Supplied data:

########

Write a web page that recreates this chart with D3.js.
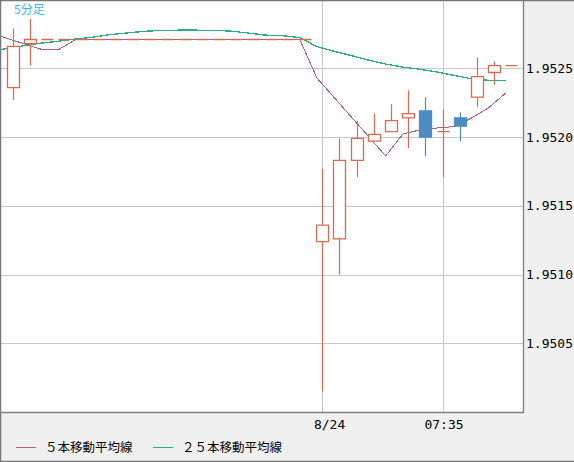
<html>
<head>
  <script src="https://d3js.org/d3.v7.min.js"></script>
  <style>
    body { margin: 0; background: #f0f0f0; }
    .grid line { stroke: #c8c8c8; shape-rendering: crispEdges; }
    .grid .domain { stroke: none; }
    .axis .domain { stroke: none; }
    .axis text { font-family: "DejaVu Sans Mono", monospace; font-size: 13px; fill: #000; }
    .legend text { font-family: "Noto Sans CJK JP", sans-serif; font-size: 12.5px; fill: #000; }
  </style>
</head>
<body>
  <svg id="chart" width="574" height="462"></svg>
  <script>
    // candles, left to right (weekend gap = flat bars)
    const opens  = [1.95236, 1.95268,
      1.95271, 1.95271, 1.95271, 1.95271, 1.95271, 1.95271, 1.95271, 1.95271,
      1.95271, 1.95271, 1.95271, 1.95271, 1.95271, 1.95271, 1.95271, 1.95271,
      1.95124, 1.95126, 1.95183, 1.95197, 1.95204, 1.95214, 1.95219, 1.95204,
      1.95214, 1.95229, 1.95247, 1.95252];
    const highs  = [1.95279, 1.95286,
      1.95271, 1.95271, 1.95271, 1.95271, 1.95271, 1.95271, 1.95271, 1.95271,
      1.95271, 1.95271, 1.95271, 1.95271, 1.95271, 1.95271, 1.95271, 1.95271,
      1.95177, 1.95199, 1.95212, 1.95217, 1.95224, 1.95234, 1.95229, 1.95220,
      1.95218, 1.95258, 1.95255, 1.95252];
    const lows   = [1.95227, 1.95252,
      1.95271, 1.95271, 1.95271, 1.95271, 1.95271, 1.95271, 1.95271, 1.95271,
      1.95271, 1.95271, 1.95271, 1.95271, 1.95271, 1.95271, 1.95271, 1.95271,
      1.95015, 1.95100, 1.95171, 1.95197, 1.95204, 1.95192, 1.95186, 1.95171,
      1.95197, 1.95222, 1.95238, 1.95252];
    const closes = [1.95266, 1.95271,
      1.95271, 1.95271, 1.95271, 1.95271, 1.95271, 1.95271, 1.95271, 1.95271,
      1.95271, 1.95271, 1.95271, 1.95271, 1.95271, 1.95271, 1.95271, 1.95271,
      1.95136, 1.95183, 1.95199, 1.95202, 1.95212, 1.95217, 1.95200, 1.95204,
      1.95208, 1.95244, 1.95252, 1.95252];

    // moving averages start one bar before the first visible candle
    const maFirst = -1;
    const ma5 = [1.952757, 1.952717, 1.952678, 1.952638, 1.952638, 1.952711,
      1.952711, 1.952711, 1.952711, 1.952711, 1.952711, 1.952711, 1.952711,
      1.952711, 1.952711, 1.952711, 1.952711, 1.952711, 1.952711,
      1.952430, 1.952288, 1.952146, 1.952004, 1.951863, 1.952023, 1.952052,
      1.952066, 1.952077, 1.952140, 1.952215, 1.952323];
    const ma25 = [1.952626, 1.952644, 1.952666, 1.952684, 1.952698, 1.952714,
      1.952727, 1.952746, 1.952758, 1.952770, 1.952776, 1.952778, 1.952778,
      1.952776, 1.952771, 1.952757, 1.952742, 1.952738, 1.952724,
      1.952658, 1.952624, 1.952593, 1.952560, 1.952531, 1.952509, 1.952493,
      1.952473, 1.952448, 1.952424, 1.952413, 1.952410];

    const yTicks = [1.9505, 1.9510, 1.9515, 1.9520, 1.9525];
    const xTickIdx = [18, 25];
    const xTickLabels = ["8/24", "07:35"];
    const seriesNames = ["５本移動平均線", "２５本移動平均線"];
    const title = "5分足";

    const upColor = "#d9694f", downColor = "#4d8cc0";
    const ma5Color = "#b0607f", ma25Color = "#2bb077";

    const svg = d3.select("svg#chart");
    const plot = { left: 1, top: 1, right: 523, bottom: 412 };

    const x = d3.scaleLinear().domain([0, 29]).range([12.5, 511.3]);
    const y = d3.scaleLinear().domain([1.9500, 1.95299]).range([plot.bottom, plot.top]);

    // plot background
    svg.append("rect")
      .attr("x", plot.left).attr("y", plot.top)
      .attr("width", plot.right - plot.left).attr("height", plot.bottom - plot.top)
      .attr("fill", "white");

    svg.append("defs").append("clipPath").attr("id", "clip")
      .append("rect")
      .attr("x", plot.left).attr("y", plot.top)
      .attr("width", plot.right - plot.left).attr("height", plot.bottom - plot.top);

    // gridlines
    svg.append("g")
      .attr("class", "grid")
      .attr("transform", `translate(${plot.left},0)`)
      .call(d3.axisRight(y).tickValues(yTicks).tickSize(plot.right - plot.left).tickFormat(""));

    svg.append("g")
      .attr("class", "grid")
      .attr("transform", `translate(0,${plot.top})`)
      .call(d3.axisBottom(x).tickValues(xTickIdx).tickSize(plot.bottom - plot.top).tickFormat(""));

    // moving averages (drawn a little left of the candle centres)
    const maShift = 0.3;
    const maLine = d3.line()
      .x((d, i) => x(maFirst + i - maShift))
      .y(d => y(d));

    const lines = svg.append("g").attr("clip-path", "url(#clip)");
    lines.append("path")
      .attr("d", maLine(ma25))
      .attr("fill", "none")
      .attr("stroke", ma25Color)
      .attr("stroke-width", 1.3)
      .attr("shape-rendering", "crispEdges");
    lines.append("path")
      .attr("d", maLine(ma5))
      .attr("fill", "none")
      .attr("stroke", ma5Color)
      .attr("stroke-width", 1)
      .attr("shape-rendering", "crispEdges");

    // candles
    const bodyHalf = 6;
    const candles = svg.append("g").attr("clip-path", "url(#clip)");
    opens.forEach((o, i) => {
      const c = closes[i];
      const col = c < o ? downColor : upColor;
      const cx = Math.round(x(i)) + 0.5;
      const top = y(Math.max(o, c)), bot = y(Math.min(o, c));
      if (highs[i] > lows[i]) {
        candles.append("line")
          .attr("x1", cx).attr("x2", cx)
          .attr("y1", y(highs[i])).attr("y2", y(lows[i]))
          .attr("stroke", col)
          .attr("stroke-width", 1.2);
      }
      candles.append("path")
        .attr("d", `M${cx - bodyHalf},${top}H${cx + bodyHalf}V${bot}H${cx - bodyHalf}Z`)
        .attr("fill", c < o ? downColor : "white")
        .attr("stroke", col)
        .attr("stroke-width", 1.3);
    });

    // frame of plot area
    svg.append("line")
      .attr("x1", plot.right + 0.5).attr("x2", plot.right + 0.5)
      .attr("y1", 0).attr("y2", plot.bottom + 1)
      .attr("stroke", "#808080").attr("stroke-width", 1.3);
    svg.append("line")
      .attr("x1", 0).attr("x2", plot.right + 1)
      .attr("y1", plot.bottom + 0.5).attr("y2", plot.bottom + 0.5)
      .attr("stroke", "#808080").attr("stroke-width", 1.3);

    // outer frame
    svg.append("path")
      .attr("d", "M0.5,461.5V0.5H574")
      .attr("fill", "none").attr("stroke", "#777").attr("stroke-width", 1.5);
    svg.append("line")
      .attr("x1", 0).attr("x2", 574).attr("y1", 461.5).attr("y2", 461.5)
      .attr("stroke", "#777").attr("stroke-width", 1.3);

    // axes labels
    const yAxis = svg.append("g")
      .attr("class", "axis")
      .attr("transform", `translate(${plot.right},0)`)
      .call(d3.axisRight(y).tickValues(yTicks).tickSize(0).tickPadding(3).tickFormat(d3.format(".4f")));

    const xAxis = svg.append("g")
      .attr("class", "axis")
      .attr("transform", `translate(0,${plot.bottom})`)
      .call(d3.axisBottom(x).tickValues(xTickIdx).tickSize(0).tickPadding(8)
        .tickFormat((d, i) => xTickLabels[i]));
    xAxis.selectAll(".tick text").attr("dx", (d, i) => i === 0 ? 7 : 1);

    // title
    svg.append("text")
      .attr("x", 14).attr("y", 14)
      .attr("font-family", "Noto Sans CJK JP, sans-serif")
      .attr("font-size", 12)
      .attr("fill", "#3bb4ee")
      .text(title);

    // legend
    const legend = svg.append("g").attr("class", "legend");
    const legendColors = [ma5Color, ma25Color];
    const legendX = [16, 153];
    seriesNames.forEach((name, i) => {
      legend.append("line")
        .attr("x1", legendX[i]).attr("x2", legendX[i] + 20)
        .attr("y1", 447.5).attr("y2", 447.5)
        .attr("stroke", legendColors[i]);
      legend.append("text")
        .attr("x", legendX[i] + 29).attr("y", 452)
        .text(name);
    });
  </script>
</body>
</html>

########

Problem statement:
Search the lines above for the string "chart", then show every one that has it.

Written solution:
Write a web page that recreates this chart with D3.js.
  <svg id="chart" width="574" height="462"></svg>
    const svg = d3.select("svg#chart");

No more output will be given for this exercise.